Consented:

Medical Rape Culture and What We Can Do About It

If you are a woman, someone who lives with chronic illnesses, someone who has a diverse body, or someone from a marginalized community, chances are, you have felt disempowered by how healthcare was delivered to you. You might even have been dismissed, misdiagnosed, or gaslit. What’s wrong with medicine? You ask silently. You could feel it, but you couldn’t name it.

Consented is a book project that seeks to diagnose medicine’s illness. By defining an encompassing new term — medical rape culture — it provides a doctor’s examination of the current culture of medicine through the scopes of history, modern-day practices, and personal narratives. Interlaced with true patient stories and Zed’s own journey to becoming a true patient advocate, each chapter names a common medical rape culture tactic and reveals its disguise in history and every exam room today.

Unlike rape, medical rape culture is not a crime, nor is it the conscious doing of any individual.
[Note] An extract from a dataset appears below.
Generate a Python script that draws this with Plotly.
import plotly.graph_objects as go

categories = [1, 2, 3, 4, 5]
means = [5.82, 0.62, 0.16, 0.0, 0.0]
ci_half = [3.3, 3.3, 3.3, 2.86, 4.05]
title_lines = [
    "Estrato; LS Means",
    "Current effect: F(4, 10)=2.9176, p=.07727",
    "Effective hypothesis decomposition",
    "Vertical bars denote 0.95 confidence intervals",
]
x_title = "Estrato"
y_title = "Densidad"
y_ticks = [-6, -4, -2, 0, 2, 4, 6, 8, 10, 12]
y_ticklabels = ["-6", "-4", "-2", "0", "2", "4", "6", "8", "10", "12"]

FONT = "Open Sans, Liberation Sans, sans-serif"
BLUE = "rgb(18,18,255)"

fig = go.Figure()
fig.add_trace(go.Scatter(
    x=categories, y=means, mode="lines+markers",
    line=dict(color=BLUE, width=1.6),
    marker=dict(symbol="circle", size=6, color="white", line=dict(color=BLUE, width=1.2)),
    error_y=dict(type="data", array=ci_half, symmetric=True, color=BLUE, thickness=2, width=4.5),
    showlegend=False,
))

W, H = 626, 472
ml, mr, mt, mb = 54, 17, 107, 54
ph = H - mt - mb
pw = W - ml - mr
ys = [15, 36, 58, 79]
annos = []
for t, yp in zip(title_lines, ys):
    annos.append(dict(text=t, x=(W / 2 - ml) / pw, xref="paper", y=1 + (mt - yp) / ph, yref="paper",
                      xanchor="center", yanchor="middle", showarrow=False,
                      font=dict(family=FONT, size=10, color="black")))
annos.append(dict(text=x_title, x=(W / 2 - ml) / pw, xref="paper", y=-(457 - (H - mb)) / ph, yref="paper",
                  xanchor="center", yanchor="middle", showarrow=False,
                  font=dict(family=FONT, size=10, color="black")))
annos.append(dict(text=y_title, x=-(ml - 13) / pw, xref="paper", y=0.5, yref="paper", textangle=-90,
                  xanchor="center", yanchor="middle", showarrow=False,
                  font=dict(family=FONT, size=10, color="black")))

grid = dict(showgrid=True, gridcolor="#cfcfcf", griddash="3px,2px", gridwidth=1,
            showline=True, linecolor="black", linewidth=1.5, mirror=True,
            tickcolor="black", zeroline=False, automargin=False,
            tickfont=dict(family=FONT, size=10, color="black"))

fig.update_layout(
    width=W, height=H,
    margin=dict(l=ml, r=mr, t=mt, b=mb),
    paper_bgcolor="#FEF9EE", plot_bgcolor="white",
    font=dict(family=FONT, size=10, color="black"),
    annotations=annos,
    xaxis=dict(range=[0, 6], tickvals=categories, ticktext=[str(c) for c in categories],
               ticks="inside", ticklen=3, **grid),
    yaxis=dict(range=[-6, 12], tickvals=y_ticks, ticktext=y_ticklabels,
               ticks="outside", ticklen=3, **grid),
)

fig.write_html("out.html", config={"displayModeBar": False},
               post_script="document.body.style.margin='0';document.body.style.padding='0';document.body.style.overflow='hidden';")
And both patients and clinicians are victims of it. It is a pervasive and insidious medical environment that trivializes and normalizes the denial of patients’ bodily autonomy. It shares common grounds with homophobia, racism, and sexism.
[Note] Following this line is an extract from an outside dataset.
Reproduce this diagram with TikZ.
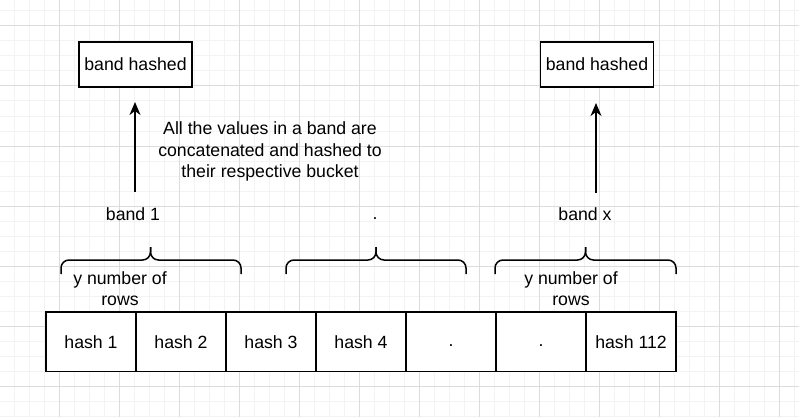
\documentclass[tikz,border=0pt]{standalone}
\usepackage{fontspec}
\setmainfont{Liberation Sans}
\usetikzlibrary{arrows.meta}
\definecolor{gridminor}{HTML}{F3F3F3}
\definecolor{gridmajor}{HTML}{DCDCDC}
\tikzset{
  hashbox/.style={draw=black, fill=white, line width=1.5pt, minimum width=113pt, minimum height=45pt, inner sep=0pt, outer sep=0pt},
  cellbox/.style={draw=black, fill=white, line width=1.5pt, minimum width=90pt, minimum height=59.5pt, inner sep=0pt, outer sep=0pt},
  lbl/.style={inner sep=0pt, align=center},
  arr/.style={line width=1.5pt, -{Stealth[length=13pt,width=11pt,inset=4pt]}},
  br/.style={line width=1.5pt, rounded corners=8pt},
}
\begin{document}
\begin{tikzpicture}[x=1pt,y=-1pt, every node/.style={font=\fontsize{17.7}{21.5}\selectfont}]
\useasboundingbox (0,0) rectangle (799,417);
\fill[white] (0,0) rectangle (799,417);
% grid
\begin{scope}
\clip (0,0) rectangle (799,417);
\foreach \k in {0,...,54} \draw[gridminor, line width=1pt] (-0.5+15*\k,0) -- (-0.5+15*\k,417);
\foreach \k in {0,...,28} \draw[gridminor, line width=1pt] (0,-4+15*\k) -- (799,-4+15*\k);
\foreach \k in {0,...,12} \draw[gridmajor, line width=1pt] (59.5+60*\k,0) -- (59.5+60*\k,417);
\foreach \k in {0,...,6} \draw[gridmajor, line width=1pt] (0,26+60*\k) -- (799,26+60*\k);
\end{scope}
% top boxes
\node[hashbox] (hb1) at (135.5,64.5) {band hashed};
\node[hashbox] (hb2) at (597,64.5) {band hashed};
% arrows
\coordinate (a1s) at (135,192);
\coordinate (a1e) at (135,102);
\coordinate (a2s) at (596,193);
\coordinate (a2e) at (596,103);
\draw[arr] (a1s) -- (a1e);
\draw[arr] (a2s) -- (a2e);
% description
\node[lbl] (desc) at (270,151.5) {All the values in a band are\\concatenated and hashed to\\their respective bucket};
% band labels
\node[lbl] (b1) at (133,214) {band 1};
\node[lbl, anchor=base] (bdot) at (375,219.5) {.};
\node[lbl] (bx) at (585,214) {band x};
% braces
\foreach \l/\m/\r in {61/150.5/241, 286/376/466, 495/585.5/676} {
  \draw[br] (\l,274) -- (\l,260) -- (\m,260) -- (\m,247);
  \draw[br] (\r,274) -- (\r,260) -- (\m,260) -- (\m,247);
}
% rows labels
\node[lbl] (r1) at (120,288.5) {y number of\\rows};
\node[lbl] (r2) at (571,288.5) {y number of\\rows};
% cells
\node[cellbox] (c1) at (91,341.75) {hash 1};
\node[cellbox] (c2) at (181,341.75) {hash 2};
\node[cellbox] (c3) at (271,341.75) {hash 3};
\node[cellbox] (c4) at (361,341.75) {hash 4};
\node[cellbox] (c5) at (451,341.75) {};
\node[cellbox] (c6) at (541,341.75) {};
\node[cellbox] (c7) at (631,341.75) {hash 112};
\node[lbl, anchor=base] (d5) at (c5.center |- 0,346.5) {.};
\node[lbl, anchor=base] (d6) at (c6.center |- 0,346.5) {.};
\end{tikzpicture}
\end{document}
Some hallmark symptoms include 1) bad treatment consent, 2) patient blaming/gaslighting (including fat-shaming), 3) medical misogyny, 4) body objectification, 5) pathologizing gender/sexual diversity, 6) medical racism, 7) trivializing sexual trauma, and 8) workplace misogyny. 

When books have been written about these topics individually, they often come from voices from “outside” medicine, such as journalists and patients. Inevitably, their views are critical. Consented is the first book project that provides an insider’s dissection of medical education and healthcare delivery and calls for a feminist revolution from within the medical community. Yet it is written from a compassionate and unifying perspective without pinning physicians and patients against each other. In her vulnerable, poignant, passionate, and funny writing style, Zed shares her personal growth as a physician and person.

The historical research of Consented was done through the New England Regional Fellowship Consortium fellowship by the prestigious Massachusetts Historical Society. During this 10-week, full-time research fellowship, Zed accessed archival collections of Harvard University, Harvard Medical School, Brown University, and Smith College.

Represented by Kathryn Wilms from The Rights Factory, the Consented book proposal is ready for submission to editors.